■ **TASK REQUIREMENTS**: Exactly the lines from the line that has "Give me the SVG source for this diagram." through the final line below are to be retyped, and the pictures are not.

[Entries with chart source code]
'''

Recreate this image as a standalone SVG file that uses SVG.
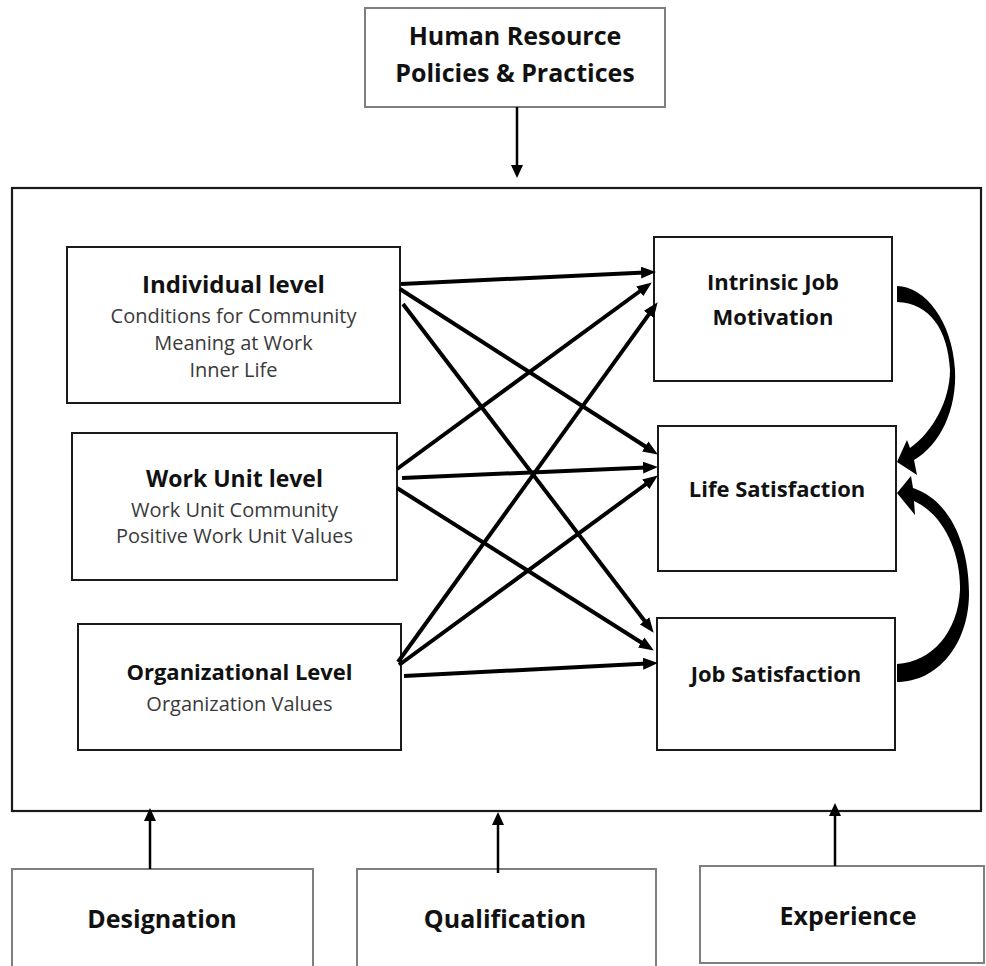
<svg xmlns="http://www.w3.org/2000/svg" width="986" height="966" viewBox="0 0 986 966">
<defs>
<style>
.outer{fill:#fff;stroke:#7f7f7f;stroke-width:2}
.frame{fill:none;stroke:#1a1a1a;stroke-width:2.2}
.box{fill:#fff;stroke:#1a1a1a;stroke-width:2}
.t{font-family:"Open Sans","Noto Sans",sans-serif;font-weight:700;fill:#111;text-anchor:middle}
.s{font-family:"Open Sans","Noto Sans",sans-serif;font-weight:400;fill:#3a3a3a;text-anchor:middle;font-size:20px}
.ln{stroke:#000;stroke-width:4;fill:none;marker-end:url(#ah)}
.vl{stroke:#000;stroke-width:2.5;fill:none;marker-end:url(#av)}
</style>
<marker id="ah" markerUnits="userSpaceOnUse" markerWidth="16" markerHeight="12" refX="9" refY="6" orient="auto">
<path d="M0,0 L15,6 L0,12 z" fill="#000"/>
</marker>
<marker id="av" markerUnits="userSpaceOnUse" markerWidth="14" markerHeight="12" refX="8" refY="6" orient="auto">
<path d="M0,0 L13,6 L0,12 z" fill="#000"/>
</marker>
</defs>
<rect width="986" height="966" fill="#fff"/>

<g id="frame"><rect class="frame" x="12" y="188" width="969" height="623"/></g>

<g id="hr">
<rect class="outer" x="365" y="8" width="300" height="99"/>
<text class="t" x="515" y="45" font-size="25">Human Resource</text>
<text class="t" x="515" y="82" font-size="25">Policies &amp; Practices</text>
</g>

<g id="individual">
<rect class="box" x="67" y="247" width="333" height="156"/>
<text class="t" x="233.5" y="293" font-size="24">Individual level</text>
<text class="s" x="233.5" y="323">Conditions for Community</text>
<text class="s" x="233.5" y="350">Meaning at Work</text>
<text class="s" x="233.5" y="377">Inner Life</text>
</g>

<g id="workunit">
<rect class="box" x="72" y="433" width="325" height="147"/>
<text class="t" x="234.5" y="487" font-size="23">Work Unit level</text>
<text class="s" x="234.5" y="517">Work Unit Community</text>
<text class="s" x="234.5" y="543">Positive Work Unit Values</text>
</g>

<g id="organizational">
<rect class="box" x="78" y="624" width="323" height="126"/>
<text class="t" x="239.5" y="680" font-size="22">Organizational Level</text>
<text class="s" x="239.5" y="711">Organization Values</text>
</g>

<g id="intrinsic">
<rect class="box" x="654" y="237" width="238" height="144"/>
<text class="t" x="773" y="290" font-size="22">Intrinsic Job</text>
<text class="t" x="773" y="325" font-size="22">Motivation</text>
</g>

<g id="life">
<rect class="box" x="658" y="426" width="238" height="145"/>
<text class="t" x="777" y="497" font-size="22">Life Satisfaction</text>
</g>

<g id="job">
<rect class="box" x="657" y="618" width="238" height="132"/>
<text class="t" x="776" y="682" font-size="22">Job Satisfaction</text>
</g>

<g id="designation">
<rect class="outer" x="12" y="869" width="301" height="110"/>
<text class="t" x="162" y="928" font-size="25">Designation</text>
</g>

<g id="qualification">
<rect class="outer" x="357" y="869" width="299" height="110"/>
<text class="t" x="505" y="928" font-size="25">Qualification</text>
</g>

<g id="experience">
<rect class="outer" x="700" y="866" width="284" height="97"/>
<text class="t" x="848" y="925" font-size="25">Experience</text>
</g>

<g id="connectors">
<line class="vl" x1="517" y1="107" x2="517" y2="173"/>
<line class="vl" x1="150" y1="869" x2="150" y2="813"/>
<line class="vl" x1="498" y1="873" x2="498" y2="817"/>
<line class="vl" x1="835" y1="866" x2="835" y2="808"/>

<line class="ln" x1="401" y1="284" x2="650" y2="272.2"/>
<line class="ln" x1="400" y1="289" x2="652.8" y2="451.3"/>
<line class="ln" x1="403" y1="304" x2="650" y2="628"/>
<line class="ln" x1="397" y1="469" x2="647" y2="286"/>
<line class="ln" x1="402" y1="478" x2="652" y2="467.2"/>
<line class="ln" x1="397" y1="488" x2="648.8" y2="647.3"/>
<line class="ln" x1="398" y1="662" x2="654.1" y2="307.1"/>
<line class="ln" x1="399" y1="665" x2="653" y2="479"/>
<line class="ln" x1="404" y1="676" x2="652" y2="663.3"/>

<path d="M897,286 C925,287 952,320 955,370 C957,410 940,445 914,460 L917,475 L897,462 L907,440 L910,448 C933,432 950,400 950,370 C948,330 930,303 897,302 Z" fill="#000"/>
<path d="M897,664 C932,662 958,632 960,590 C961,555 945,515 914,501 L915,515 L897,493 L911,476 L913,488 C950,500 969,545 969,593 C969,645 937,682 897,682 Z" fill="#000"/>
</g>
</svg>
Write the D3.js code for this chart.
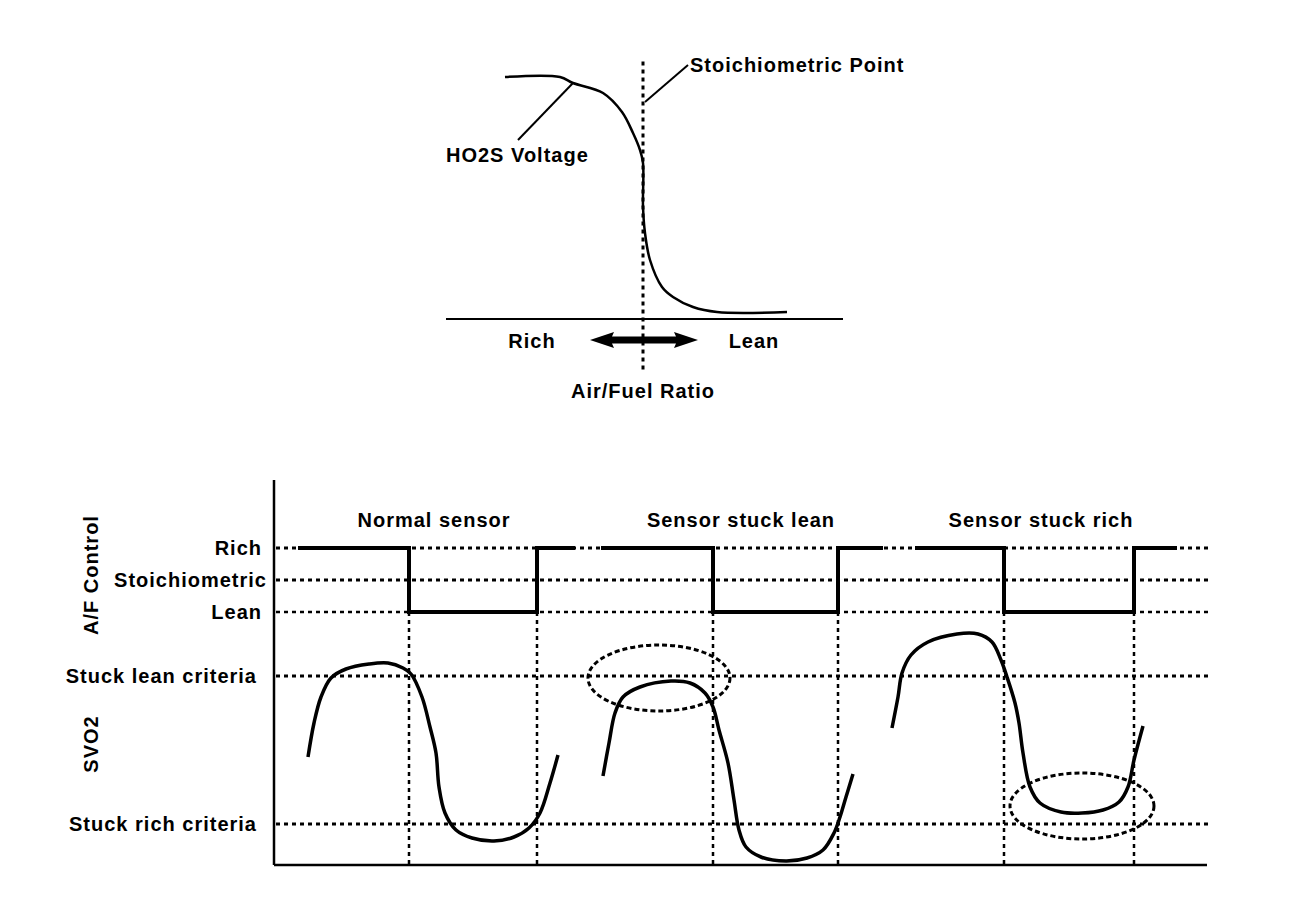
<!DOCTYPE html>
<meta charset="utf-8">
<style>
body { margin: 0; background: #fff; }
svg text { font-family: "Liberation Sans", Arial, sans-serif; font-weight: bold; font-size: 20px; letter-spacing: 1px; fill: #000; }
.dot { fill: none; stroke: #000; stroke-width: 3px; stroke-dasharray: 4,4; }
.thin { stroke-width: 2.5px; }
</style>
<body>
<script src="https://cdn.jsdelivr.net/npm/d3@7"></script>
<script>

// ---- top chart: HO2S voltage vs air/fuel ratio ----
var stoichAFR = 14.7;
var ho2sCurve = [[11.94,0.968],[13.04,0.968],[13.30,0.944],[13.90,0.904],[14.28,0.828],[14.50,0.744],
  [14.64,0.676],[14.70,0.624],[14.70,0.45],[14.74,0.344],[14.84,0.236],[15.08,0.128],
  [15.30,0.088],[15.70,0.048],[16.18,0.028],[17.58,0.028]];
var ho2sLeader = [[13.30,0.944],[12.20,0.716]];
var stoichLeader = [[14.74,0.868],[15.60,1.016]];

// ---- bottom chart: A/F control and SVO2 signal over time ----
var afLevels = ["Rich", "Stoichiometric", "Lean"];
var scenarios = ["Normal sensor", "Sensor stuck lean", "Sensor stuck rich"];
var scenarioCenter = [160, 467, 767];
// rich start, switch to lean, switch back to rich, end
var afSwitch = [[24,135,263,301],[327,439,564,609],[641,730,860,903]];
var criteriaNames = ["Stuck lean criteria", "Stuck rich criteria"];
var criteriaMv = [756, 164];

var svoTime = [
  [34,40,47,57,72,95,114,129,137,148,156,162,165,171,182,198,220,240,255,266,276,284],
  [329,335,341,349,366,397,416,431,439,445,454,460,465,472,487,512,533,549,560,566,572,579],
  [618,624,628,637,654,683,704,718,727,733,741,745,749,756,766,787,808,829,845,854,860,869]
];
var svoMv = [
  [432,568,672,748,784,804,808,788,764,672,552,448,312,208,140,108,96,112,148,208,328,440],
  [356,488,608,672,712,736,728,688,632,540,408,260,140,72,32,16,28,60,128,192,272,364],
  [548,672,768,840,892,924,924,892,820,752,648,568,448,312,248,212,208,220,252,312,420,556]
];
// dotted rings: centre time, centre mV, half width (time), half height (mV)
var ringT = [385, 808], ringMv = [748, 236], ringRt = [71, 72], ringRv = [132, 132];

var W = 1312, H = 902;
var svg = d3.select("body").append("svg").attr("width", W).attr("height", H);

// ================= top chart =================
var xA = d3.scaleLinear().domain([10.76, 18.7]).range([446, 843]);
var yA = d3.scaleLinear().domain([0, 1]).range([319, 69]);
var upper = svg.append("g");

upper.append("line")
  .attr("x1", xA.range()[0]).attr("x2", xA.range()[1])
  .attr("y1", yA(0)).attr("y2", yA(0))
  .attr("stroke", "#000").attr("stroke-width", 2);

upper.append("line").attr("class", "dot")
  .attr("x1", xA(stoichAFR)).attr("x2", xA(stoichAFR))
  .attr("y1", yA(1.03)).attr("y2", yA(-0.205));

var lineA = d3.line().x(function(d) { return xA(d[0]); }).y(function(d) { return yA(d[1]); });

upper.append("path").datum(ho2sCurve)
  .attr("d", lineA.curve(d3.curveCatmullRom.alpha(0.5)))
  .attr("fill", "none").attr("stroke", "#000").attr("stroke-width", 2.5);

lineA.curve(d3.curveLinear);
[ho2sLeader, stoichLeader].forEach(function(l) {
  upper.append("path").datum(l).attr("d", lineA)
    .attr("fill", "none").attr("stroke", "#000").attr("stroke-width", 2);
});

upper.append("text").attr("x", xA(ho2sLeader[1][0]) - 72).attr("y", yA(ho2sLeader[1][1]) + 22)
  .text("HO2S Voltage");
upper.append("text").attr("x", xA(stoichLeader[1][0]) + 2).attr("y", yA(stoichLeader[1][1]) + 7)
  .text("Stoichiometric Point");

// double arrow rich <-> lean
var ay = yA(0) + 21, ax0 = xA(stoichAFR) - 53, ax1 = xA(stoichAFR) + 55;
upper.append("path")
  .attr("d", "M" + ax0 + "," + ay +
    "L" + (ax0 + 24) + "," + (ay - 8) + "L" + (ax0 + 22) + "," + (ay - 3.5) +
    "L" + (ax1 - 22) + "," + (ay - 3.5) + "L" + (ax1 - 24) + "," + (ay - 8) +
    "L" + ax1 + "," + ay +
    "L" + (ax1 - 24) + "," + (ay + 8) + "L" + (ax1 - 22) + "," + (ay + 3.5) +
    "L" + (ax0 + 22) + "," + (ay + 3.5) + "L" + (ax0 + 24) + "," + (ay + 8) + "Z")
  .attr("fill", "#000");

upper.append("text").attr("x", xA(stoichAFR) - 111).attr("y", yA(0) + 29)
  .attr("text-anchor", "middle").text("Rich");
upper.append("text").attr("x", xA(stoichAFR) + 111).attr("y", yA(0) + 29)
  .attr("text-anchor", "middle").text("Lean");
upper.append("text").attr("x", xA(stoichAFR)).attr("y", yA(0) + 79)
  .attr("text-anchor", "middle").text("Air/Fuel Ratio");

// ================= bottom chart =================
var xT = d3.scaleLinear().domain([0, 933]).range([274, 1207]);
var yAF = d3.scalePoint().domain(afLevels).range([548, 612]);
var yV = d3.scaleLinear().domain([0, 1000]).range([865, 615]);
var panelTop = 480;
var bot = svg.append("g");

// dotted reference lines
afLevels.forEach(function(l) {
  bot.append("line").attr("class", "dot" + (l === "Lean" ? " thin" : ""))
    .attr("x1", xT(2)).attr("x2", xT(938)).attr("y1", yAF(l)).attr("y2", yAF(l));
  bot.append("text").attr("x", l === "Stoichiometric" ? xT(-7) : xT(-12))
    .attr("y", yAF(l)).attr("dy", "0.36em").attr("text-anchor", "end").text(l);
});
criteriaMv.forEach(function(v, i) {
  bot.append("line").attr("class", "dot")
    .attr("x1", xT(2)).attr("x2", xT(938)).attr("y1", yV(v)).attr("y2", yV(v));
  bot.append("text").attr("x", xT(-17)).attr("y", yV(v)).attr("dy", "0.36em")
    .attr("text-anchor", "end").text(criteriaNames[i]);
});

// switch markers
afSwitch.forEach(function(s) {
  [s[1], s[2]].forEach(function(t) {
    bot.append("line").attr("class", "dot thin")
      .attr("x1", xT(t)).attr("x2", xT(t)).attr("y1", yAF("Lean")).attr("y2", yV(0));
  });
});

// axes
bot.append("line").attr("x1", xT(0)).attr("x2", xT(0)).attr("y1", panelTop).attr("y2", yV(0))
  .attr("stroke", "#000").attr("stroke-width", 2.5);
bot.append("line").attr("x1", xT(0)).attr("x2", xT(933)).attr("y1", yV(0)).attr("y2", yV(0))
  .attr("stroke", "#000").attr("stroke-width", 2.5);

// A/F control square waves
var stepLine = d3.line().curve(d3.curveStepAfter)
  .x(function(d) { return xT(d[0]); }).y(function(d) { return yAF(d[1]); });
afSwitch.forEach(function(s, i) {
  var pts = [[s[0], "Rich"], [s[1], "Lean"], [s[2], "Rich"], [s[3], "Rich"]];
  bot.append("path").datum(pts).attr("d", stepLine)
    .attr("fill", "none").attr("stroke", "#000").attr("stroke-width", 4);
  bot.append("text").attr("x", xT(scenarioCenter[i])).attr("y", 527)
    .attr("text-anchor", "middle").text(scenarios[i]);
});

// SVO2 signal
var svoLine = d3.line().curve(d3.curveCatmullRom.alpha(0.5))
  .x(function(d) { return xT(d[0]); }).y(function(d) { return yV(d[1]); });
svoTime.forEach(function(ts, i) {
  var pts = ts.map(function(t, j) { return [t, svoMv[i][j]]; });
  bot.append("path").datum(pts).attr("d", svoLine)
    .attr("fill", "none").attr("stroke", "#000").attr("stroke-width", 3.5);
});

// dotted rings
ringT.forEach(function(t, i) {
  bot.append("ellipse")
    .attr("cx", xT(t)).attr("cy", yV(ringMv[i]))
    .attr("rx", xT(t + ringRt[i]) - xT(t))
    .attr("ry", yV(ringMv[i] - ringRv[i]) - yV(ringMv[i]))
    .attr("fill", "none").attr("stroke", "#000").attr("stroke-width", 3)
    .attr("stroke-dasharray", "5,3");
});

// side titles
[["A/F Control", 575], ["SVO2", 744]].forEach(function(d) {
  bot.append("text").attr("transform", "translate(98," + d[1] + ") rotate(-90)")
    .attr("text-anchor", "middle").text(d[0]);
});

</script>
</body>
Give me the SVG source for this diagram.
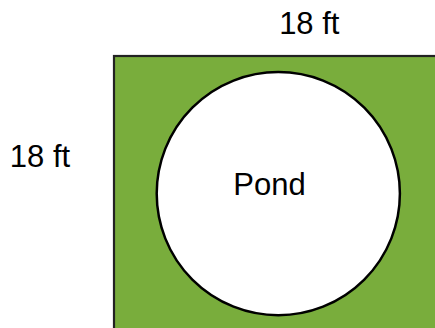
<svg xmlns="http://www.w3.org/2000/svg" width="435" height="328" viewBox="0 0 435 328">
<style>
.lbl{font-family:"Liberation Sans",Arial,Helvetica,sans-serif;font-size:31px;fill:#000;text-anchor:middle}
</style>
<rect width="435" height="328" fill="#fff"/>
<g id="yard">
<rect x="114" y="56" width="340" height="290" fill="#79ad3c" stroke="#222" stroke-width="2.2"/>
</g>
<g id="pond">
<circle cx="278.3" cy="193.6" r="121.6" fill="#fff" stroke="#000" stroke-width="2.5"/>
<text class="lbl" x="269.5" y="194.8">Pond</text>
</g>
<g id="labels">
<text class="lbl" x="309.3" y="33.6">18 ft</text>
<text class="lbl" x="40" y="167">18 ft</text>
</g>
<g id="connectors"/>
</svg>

'''

■ **TASK RESPONSE**:
Give me the SVG source for this diagram.
<svg xmlns="http://www.w3.org/2000/svg" width="435" height="328" viewBox="0 0 435 328">
<style>
.lbl{font-family:"Liberation Sans",Arial,Helvetica,sans-serif;font-size:31px;fill:#000;text-anchor:middle}
</style>
<rect width="435" height="328" fill="#fff"/>
<g id="yard">
<rect x="114" y="56" width="340" height="290" fill="#79ad3c" stroke="#222" stroke-width="2.2"/>
</g>
<g id="pond">
<circle cx="278.3" cy="193.6" r="121.6" fill="#fff" stroke="#000" stroke-width="2.5"/>
<text class="lbl" x="269.5" y="194.8">Pond</text>
</g>
<g id="labels">
<text class="lbl" x="309.3" y="33.6">18 ft</text>
<text class="lbl" x="40" y="167">18 ft</text>
</g>
<g id="connectors"/>
</svg>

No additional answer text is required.